## Written exercise
Exactly the lines from the line containing "Write the TikZ code for this diagram." through the line containing "(jf) at (0,190);" are to be echoed, with both included and pictures left out.

**** The data ****

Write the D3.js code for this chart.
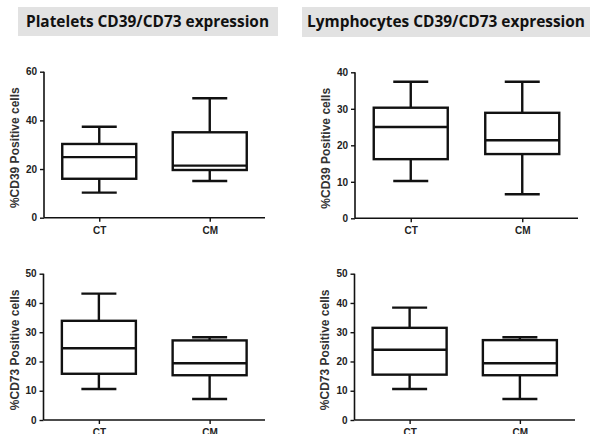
<!DOCTYPE html>
<html><head><meta charset="utf-8">
<script src="https://cdn.jsdelivr.net/npm/d3@7"></script>
<style>body{margin:0;background:#fff}svg{display:block}</style>
</head><body>
<svg id="c" width="590" height="434"></svg>
<script>
const categories = ["CT", "CM"];
// [min, Q1, median, Q3, max]
const plateletsCD39 = [[10.3, 16.0, 24.9, 30.3, 37.4], [15.1, 19.6, 21.4, 35.1, 49.1]];
const lymphocytesCD39 = [[10.2, 16.2, 25.0, 30.3, 37.4], [6.6, 17.6, 21.4, 28.9, 37.4]];
const plateletsCD73 = [[10.6, 15.8, 24.5, 33.9, 43.2], [7.2, 15.3, 19.4, 27.2, 28.3]];
const lymphocytesCD73 = [[10.6, 15.5, 24.0, 31.5, 38.4], [7.2, 15.3, 19.4, 27.3, 28.3]];
const titles = ["Platelets CD39/CD73 expression", "Lymphocytes CD39/CD73 expression"];
const yLabels = ["%CD39 Positive cells", "%CD73 Positive cells"];
const yTicks39a = [0, 20, 40, 60];
const yTicks39b = [0, 10, 20, 30, 40];
const yTicks73 = [0, 10, 20, 30, 40, 50];

const svg = d3.select("#c");

// titles
const titleBoxes = [{x: 18, y: 7, w: 260, h: 29, tx: 26, tw: 243}, {x: 302, y: 7, w: 288, h: 30, tx: 307, tw: 278}];
titleBoxes.forEach((b, i) => {
  svg.append("rect").attr("x", b.x).attr("y", b.y).attr("width", b.w).attr("height", b.h).attr("fill", "#e2e2e2");
  svg.append("text").attr("x", b.tx).attr("y", b.y + 20).attr("font-family", "Open Sans, sans-serif")
    .attr("font-weight", "bold").attr("font-size", 16).attr("fill", "#111")
    .attr("textLength", b.tw).attr("lengthAdjust", "spacingAndGlyphs").text(titles[i]);
});

const panels = [
  {data: plateletsCD39, ax: 44, x1: 265, y0: 217.7, yt: 71.7, max: 60, ticks: yTicks39a, label: yLabels[0], lx: 15},
  {data: lymphocytesCD39, ax: 355, x1: 578, y0: 218.3, yt: 72.3, max: 40, ticks: yTicks39b, label: yLabels[0], lx: 326},
  {data: plateletsCD73, ax: 43.5, x1: 265, y0: 420, yt: 273.7, max: 50, ticks: yTicks73, label: yLabels[1], lx: 15},
  {data: lymphocytesCD73, ax: 354.5, x1: 575, y0: 420, yt: 273.7, max: 50, ticks: yTicks73, label: yLabels[1], lx: 325}
];

panels.forEach(p => {
  const g = svg.append("g");
  const y = d3.scaleLinear().domain([0, p.max]).range([p.y0, p.yt]);
  const x = d3.scalePoint().domain(categories).range([p.ax, p.x1]).padding(0.5);
  const boxW = 74, capW = 35;

  const yAxis = g.append("g").attr("transform", `translate(${p.ax},0)`)
    .call(d3.axisLeft(y).tickValues(p.ticks).tickSize(4).tickPadding(3));
  const xAxis = g.append("g").attr("transform", `translate(0,${p.y0})`)
    .call(d3.axisBottom(x).tickSize(4).tickPadding(5).tickSizeOuter(0));
  [yAxis, xAxis].forEach(a => {
    a.select(".domain").attr("stroke", "#111").attr("stroke-width", 1.6);
    a.selectAll(".tick line").attr("stroke", "#111").attr("stroke-width", 1.4);
    a.selectAll(".tick text").attr("font-family", "Liberation Sans, Arial, sans-serif")
      .attr("font-weight", "bold").attr("font-size", 10).attr("fill", "#222");
  });
  yAxis.select(".domain").attr("d", `M0,${p.y0}V${p.yt}`);
  xAxis.select(".domain").attr("d", `M${p.ax},0H${p.x1}`);

  g.append("text").attr("transform", `translate(${p.lx},${(p.y0 + p.yt) / 2 + 3}) rotate(-90)`)
    .attr("text-anchor", "middle").attr("dy", "0.35em")
    .attr("font-family", "Liberation Sans, Arial, sans-serif").attr("font-weight", "bold")
    .attr("font-size", 12).attr("fill", "#333").text(p.label);

  categories.forEach((c, i) => {
    const [mn, q1, md, q3, mx] = p.data[i];
    const cx = x(c);
    const bg = g.append("g").attr("stroke", "#111").attr("stroke-width", 2.4).attr("fill", "none");
    bg.append("line").attr("x1", cx).attr("x2", cx).attr("y1", y(q3)).attr("y2", y(mx));
    bg.append("line").attr("x1", cx).attr("x2", cx).attr("y1", y(q1)).attr("y2", y(mn));
    bg.append("line").attr("x1", cx - capW / 2).attr("x2", cx + capW / 2).attr("y1", y(mx)).attr("y2", y(mx));
    bg.append("line").attr("x1", cx - capW / 2).attr("x2", cx + capW / 2).attr("y1", y(mn)).attr("y2", y(mn));
    bg.append("rect").attr("x", cx - boxW / 2).attr("width", boxW).attr("y", y(q3)).attr("height", y(q1) - y(q3)).attr("fill", "#fff");
    bg.append("line").attr("x1", cx - boxW / 2).attr("x2", cx + boxW / 2).attr("y1", y(md)).attr("y2", y(md));
  });
});
</script>
</body></html>
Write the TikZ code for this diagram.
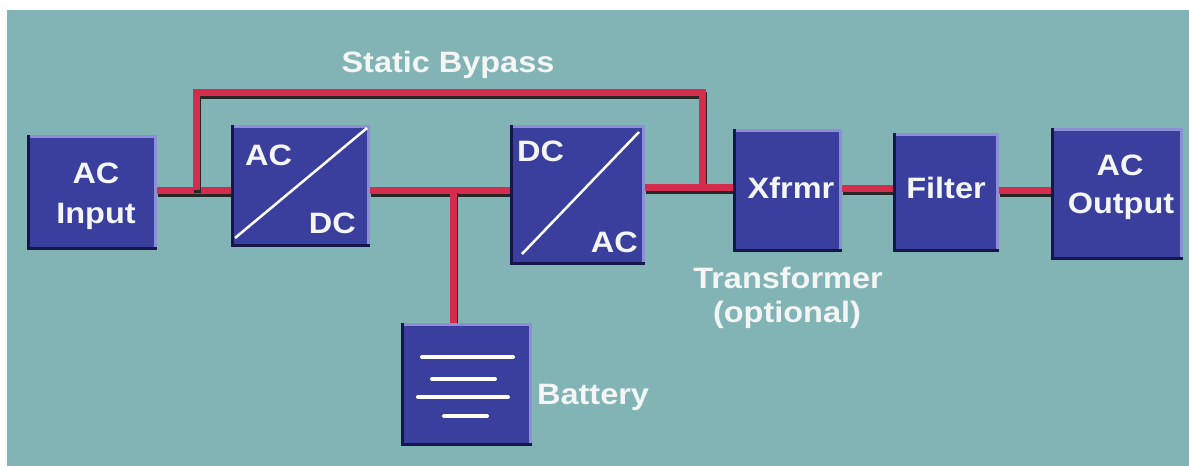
\documentclass[tikz,border=0pt]{standalone}
\usepackage{fontspec}
\setmainfont{Liberation Sans}[FakeStretch=1.1]
\usetikzlibrary{calc}
\definecolor{bgteal}{HTML}{82B4B6}
\definecolor{boxblue}{HTML}{3A3F9E}
\definecolor{bevlite}{HTML}{8C8ED6}
\definecolor{bevdark}{HTML}{15174A}
\definecolor{wirered}{HTML}{D42C4C}
\definecolor{txtwhite}{HTML}{F4F6F6}
\begin{document}
\begin{tikzpicture}[x=1pt,y=-1pt,
  blk/.style={fill=boxblue, draw=none, inner sep=0pt, outer sep=0pt},
  lbl/.style={text=txtwhite, font=\fontsize{29.5}{31}\selectfont\bfseries, inner sep=0pt},
  wire/.style={draw=wirered, line width=7pt,
    preaction={draw=black!85, line width=7pt, transform canvas={shift={(1pt,-3pt)}}}},
  slash/.style={draw=white, line width=2.5pt},
  cell/.style={draw=white, line width=4pt, line cap=round}]
\useasboundingbox (0,0) rectangle (1189,466);
\fill[white] (0,0) rectangle (1189,466);
\fill[bgteal] (7,10) rectangle (1189,466);

% boxes
\node[blk, minimum width=130pt, minimum height=115pt] (acin)  at (92,192.5) {};
\node[blk, minimum width=139pt, minimum height=122pt] (acdc)  at (300.5,186) {};
\node[blk, minimum width=135pt, minimum height=140pt] (dcac)  at (577.5,195) {};
\node[blk, minimum width=109pt, minimum height=123pt] (xfmr)  at (787.5,190.5) {};
\node[blk, minimum width=106pt, minimum height=119pt] (filt)  at (946,192.5) {};
\node[blk, minimum width=132pt, minimum height=132pt] (acout) at (1117,194) {};
\node[blk, minimum width=131pt, minimum height=123pt] (batt)  at (466.5,384.5) {};

% junctions
\coordinate (j1) at (196,190);
\coordinate (bl) at (196,92);
\coordinate (br) at (702,92);
\coordinate (jt) at (702,187);
\coordinate (jb) at (453,190);
\coordinate (jx) at (0,188);
\coordinate (jf) at (0,190);

% wires
\draw[wire] (acin.east |- j1) -- (acdc.west |- j1);
\draw[wire] (j1) -- (bl) -- (br) -- (jt);
\draw[wire] (acdc.east |- jb) -- (dcac.west |- jb);
\draw[wire] (jb) -- (jb |- batt.north);
\draw[wire] (dcac.east |- jt) -- (xfmr.west |- jt);
\draw[wire] (xfmr.east |- jx) -- (filt.west |- jx);
\draw[wire] (filt.east |- jf) -- (acout.west |- jf);

% redraw boxes on top with bevels
\foreach \n in {acin,acdc,dcac,xfmr,filt,acout,batt}{
  \fill[boxblue] (\n.north west) rectangle (\n.south east);
  \draw[bevlite, line width=3pt] ([shift={(0,1.5)}]\n.north west) -- ([shift={(-1.5,1.5)}]\n.north east) -- ([shift={(-1.5,0)}]\n.south east);
  \draw[bevdark, line width=3pt] ([shift={(1.5,0)}]\n.north west) -- ([shift={(1.5,-1.5)}]\n.south west) -- ([shift={(0,-1.5)}]\n.south east);
}

% converter slashes
\draw[slash] ([shift={(4,-9)}]acdc.south west) -- ([shift={(-3,3)}]acdc.north east);
\draw[slash] ([shift={(12,-11)}]dcac.south west) -- ([shift={(-6,7)}]dcac.north east);

% battery cells
\draw[cell] (422,357) -- (513,357);
\draw[cell] (432,379) -- (495,379);
\draw[cell] (418,397) -- (508,397);
\draw[cell] (444,416) -- (487,416);

% labels
\node[lbl, anchor=base] (tbyp) at (448,72) {Static Bypass};
\node[lbl, anchor=base] at (96,183) {AC};
\node[lbl, anchor=base] at (96,223) {Input};
\node[lbl, anchor=base west] at (245,165) {AC};
\node[lbl, anchor=base east] at (356,233) {DC};
\node[lbl, anchor=base west] at (517,161) {DC};
\node[lbl, anchor=base east] at (638,252) {AC};
\node[lbl, anchor=base] at (791,198) {Xfrmr};
\node[lbl, anchor=base] at (946,198) {Filter};
\node[lbl, anchor=base] at (1120,175) {AC};
\node[lbl, anchor=base] at (1121,213) {Output};
\node[lbl, anchor=base] at (788,288) {Transformer};
\node[lbl, anchor=base] at (787,322) {(optional)};
\node[lbl, anchor=base west] at (537,404) {Battery};
\end{tikzpicture}
\end{document}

****

## Task answer
Write the TikZ code for this diagram.
\documentclass[tikz,border=0pt]{standalone}
\usepackage{fontspec}
\setmainfont{Liberation Sans}[FakeStretch=1.1]
\usetikzlibrary{calc}
\definecolor{bgteal}{HTML}{82B4B6}
\definecolor{boxblue}{HTML}{3A3F9E}
\definecolor{bevlite}{HTML}{8C8ED6}
\definecolor{bevdark}{HTML}{15174A}
\definecolor{wirered}{HTML}{D42C4C}
\definecolor{txtwhite}{HTML}{F4F6F6}
\begin{document}
\begin{tikzpicture}[x=1pt,y=-1pt,
  blk/.style={fill=boxblue, draw=none, inner sep=0pt, outer sep=0pt},
  lbl/.style={text=txtwhite, font=\fontsize{29.5}{31}\selectfont\bfseries, inner sep=0pt},
  wire/.style={draw=wirered, line width=7pt,
    preaction={draw=black!85, line width=7pt, transform canvas={shift={(1pt,-3pt)}}}},
  slash/.style={draw=white, line width=2.5pt},
  cell/.style={draw=white, line width=4pt, line cap=round}]
\useasboundingbox (0,0) rectangle (1189,466);
\fill[white] (0,0) rectangle (1189,466);
\fill[bgteal] (7,10) rectangle (1189,466);

% boxes
\node[blk, minimum width=130pt, minimum height=115pt] (acin)  at (92,192.5) {};
\node[blk, minimum width=139pt, minimum height=122pt] (acdc)  at (300.5,186) {};
\node[blk, minimum width=135pt, minimum height=140pt] (dcac)  at (577.5,195) {};
\node[blk, minimum width=109pt, minimum height=123pt] (xfmr)  at (787.5,190.5) {};
\node[blk, minimum width=106pt, minimum height=119pt] (filt)  at (946,192.5) {};
\node[blk, minimum width=132pt, minimum height=132pt] (acout) at (1117,194) {};
\node[blk, minimum width=131pt, minimum height=123pt] (batt)  at (466.5,384.5) {};

% junctions
\coordinate (j1) at (196,190);
\coordinate (bl) at (196,92);
\coordinate (br) at (702,92);
\coordinate (jt) at (702,187);
\coordinate (jb) at (453,190);
\coordinate (jx) at (0,188);
\coordinate (jf) at (0,190);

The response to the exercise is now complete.